In the impact mechanism 3, in order to obtain strong impact energy, the acceleration for advance of the impact piston 31 must be increased, and the collision speed must be made fast. The reaction force which accompanies the acceleration for advance of the impact piston 31 is received by the rock drill main body 1. Since this reaction force is generated before the impact timing, it is desired that the reaction force is smaller than the thrust applied to the rock drill main body 1. If this reaction force is larger than the thrust of the rock drill main body 1, the rock drill main body 1 will receive an acceleration force in the retracting side during the time period in which the reaction force is generating, and the rock drill main body 1 will be slightly retracted before application of impact, even when the bit 21 has already advanced to a position in contact with the rock R. Even in this case, by virtue of the advance of the front damping piston 4, it is possible to hold the bit 21 at the position in contact with the rock R.
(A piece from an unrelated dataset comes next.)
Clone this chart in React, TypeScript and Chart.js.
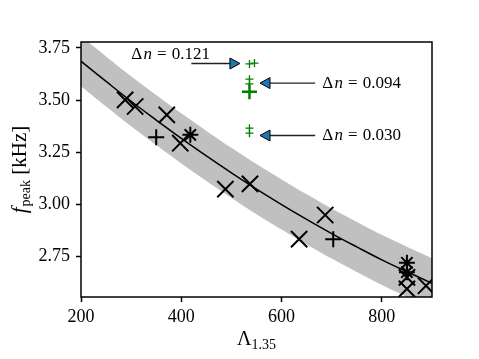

In the case, where the tip end portion of the bit 21 encounters a clay layer or a cavity which does not require large impact force, and the bit 21 and rod 2 are advanced by the thrust F4 of the front damping piston 4, the impact piston 31 applies impact on the shank rod 2 at an impact applying position at which the shank rod 2 is pushed forward by the front damping piston 4 beyond the reference position shown in Fig. 1.

At this impact position, as shown in Fig. 4, the impact piston 31 is in a deceleration region, and since the piston speed is reduced and the impact force is reduced to light impact, it is possible to drill with an impact force suitable for weak portion such as clay layer or the like.

Fig. 5 is a longitudinal sectional view showing another embodiment of the buffer mechanism of the hydraulic impact apparatus of the present invention. In this embodiment, a front damping piston air chamber 43 is formed in place of the front damping piston oil chamber 42 between the front damping piston 4 and the rear damping piston 5, so that an air pressure for blowing is utilized for the thrust of the front damping piston 4.

EXPLOITATION IN INDUSTRY

As described in the foregoing, the buffer mechanism of the hydraulic impact apparatus of the present invention is suitably utilized for a rock drill, a breaker, and the like for crushing rock, and the like by applying impact to a tool such as a rod, a chisel, etc.

Claims

A hydraulic impact apparatus comprising

an impact mechanism (3) for applying impact to a tool (2), and

a transmission member (13) for transmitting to the tool (2) the thrust which is applied to an object side to be crushed,

characterized by

a front damping piston (4) being slidably arranged with a rear damping piston (5) for damping the reflected energy applied to the transmission member (13) of the object to be crushed, whereby

the front damping piston (4) is provided at a rear side of the transmission member (13),

the rear damping piston (5) after having transmitted the reflected energy to the apparatus main body (1) being movable together with the front damping piston (4) relative to the apparatus main body (1) with the forward thrust of the rear damping piston (5) being greater than the thrust of the apparatus main body (1),

and the total mass (M2) of the front damping piston (4), the transmission member (13), and the tool (2) being smaller than the mass (M1) of the apparatus main body (1).